AGE DISCRIMINATION ISSUES: JOINING THE FPS AT AGE 18 OR 19
Members will be aware of the problem encountered by firefighters who join the Firefighters Pension Scheme (FPS) below the age of 20. By the age of 48 or 49, they will have achieved the maximum pensionable service (30 years) and the maximum pension (2/3rds of pensionable pay). But they either have to carry on contributing until they retire, for no apparent appreciable gain, or opt out of the FPS, in which case they are treated as early leavers and can’t draw their pension until they are 60 years old.
Opting out carries with it huge risk, as it means that a member would lose the financial protection that he/she and his/her family have in the event of being injured or killed, on or off duty. Members need to think very carefully before deciding to stop contributions at the age of 48 or 49 or come to that, at any age.
The rest of this Circular is concerned with overcoming the problems caused by these “two wasted years”.
It has been against the law to discriminate on the grounds of age since the 1st October 2006. The FBU has examined a number of possible challenges to the way the FPS operates in the light of this new legislation. Our solicitors have recommended a number of ways forward, and also a number of dangers that might lead to less favourable terms.
The FBU will fight the cases that stand a realistic prospect of success. Rules that prevent a pension scheme member from building up further pension benefits after they have reached a limit on the number of years of service that can count, and rules that prevent a pension being paid below a specified minimum pension age are specifically exempted, in the law of the UK, from the prohibition against age discrimination. We have been looking to see if a challenge can be made based on European law. The advice that we have received is that such a challenge is unlikely to succeed.
We are aware that a firm of solicitors based in Manchester is encouraging firefighters who joined the FPS below the age of 20 to start proceedings in the Employment Tribunal. The FBU is not supporting those claims and any firefighter who takes this advice will have to do so at their own expense. The FBU will only bear the risk of having to pay the legal costs of the cases that it believes stand a reasonable prospect of success, and which its own solicitors are fighting on behalf of the union and its members.
Members are advised that the same law firm has represented firefighters in another case in the North-West in recent times. The result was that the firefighters lost their legal challenge, having been assured no doubt that they had a good chance of success. It is of note that a number of those firefighters are now in debt, having taken out loans from the Fire & Rescue Authority which employed them, to finance the legal challenge.
The Manchester solicitors have said that the FBU is openly hostile to members who pursue the claims that they have recommended. That is not the case. The FBU has long-recognised the unfairness of the “two wasted years”, and of course many union officials are in the same position as other members who joined the service before the age of 20. It is simply that we do not believe that they will succeed, but we are still examining all of the claims that might be brought on the basis of the new age discrimination law.
It is very important to note that it is not only this group of members of the FPS who might benefit from the new law. The CLG and Fire & Rescue Authorities might well try to use it against us. We believe that they do not want to do so at present, but bringing unfounded claims against them might force their hands, and it will be the FBU and its members who will then be left fighting a rearguard action to protect the scheme.
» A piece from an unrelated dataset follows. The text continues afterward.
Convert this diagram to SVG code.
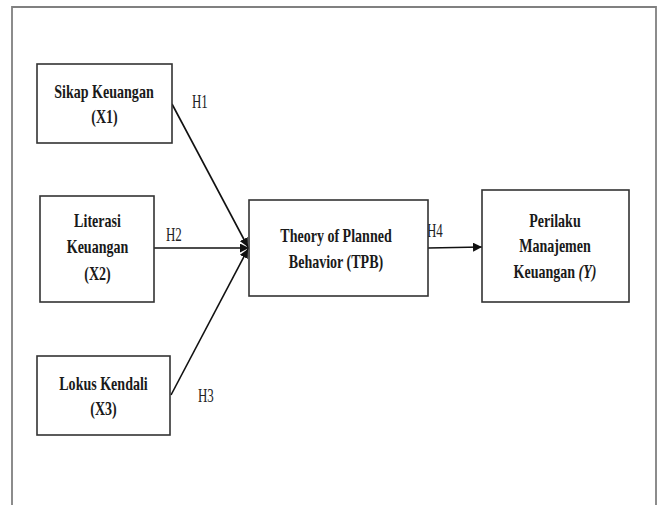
<svg xmlns="http://www.w3.org/2000/svg" width="662" height="505" viewBox="0 0 662 505">
<defs>
<style>
.frame{fill:none;stroke:#808080;stroke-width:1.8}
.box{fill:#ffffff;stroke:#333333;stroke-width:1.6}
.t{font-family:"Liberation Serif","Times New Roman",serif;font-size:18px;font-weight:bold;fill:#1a1a1a;text-anchor:middle}
.h{font-family:"Liberation Serif","Times New Roman",serif;font-size:18.5px;fill:#222222;text-anchor:start}
.c{fill:none;stroke:#111111;stroke-width:1.6}
</style>
<marker id="ah" viewBox="0 0 10 10" refX="10" refY="5" markerWidth="9" markerHeight="9" markerUnits="userSpaceOnUse" orient="auto">
<path d="M0,0 L10,5 L0,10 z" fill="#111111"/>
</marker>
</defs>
<rect x="0" y="0" width="662" height="505" fill="#ffffff"/>
<path class="frame" d="M12,505 V7 H656 V505"/>

<g id="connectors">
<line class="c" x1="172" y1="104" x2="248" y2="247" marker-end="url(#ah)"/>
<line class="c" x1="154" y1="248" x2="249" y2="248" marker-end="url(#ah)"/>
<line class="c" x1="171" y1="395" x2="248" y2="249" marker-end="url(#ah)"/>
<line class="c" x1="428" y1="248" x2="482" y2="247" marker-end="url(#ah)"/>
<text class="h" transform="translate(192,108) scale(0.7,1)">H1</text>
<text class="h" transform="translate(166,241) scale(0.7,1)">H2</text>
<text class="h" transform="translate(198,402) scale(0.7,1)">H3</text>
<text class="h" transform="translate(427,237) scale(0.7,1)">H4</text>
</g>

<g id="node-x1">
<rect class="box" x="37" y="64" width="135" height="79"/>
<text class="t" transform="translate(104,98) scale(0.78,1)">Sikap Keuangan</text>
<text class="t" transform="translate(104.5,123) scale(0.78,1)">(X1)</text>
</g>

<g id="node-x2">
<rect class="box" x="40" y="196" width="114" height="106"/>
<text class="t" transform="translate(97.5,227) scale(0.78,1)">Literasi</text>
<text class="t" transform="translate(97.5,253) scale(0.78,1)">Keuangan</text>
<text class="t" transform="translate(97.5,280) scale(0.78,1)">(X2)</text>
</g>

<g id="node-x3">
<rect class="box" x="37" y="356" width="133" height="79"/>
<text class="t" transform="translate(103.5,390) scale(0.78,1)">Lokus Kendali</text>
<text class="t" transform="translate(103.5,415) scale(0.78,1)">(X3)</text>
</g>

<g id="node-tpb">
<rect class="box" x="249" y="200" width="179" height="96"/>
<text class="t" transform="translate(336,242) scale(0.78,1)">Theory of Planned</text>
<text class="t" transform="translate(336,268) scale(0.78,1)">Behavior (TPB)</text>
</g>

<g id="node-y">
<rect class="box" x="482" y="190" width="147" height="112"/>
<text class="t" transform="translate(555,227) scale(0.78,1)">Perilaku</text>
<text class="t" transform="translate(555,252) scale(0.78,1)">Manajemen</text>
<text class="t" transform="translate(555,278) scale(0.78,1)">Keuangan <tspan font-style="italic">(Y)</tspan></text>
</g>
</svg>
The FBU is wholly committed to protecting and improving our members’ conditions, pensions and benefits. Members will be aware that our legal team’s advice and performance are first rate, as evidenced by recent notable legal successes on the issues of co-responding and pension rights for the retained.
A further update will be given to the Executive Council when it next meets in August. Members are urged to attend their branch meetings in order to be fully briefed on the matter.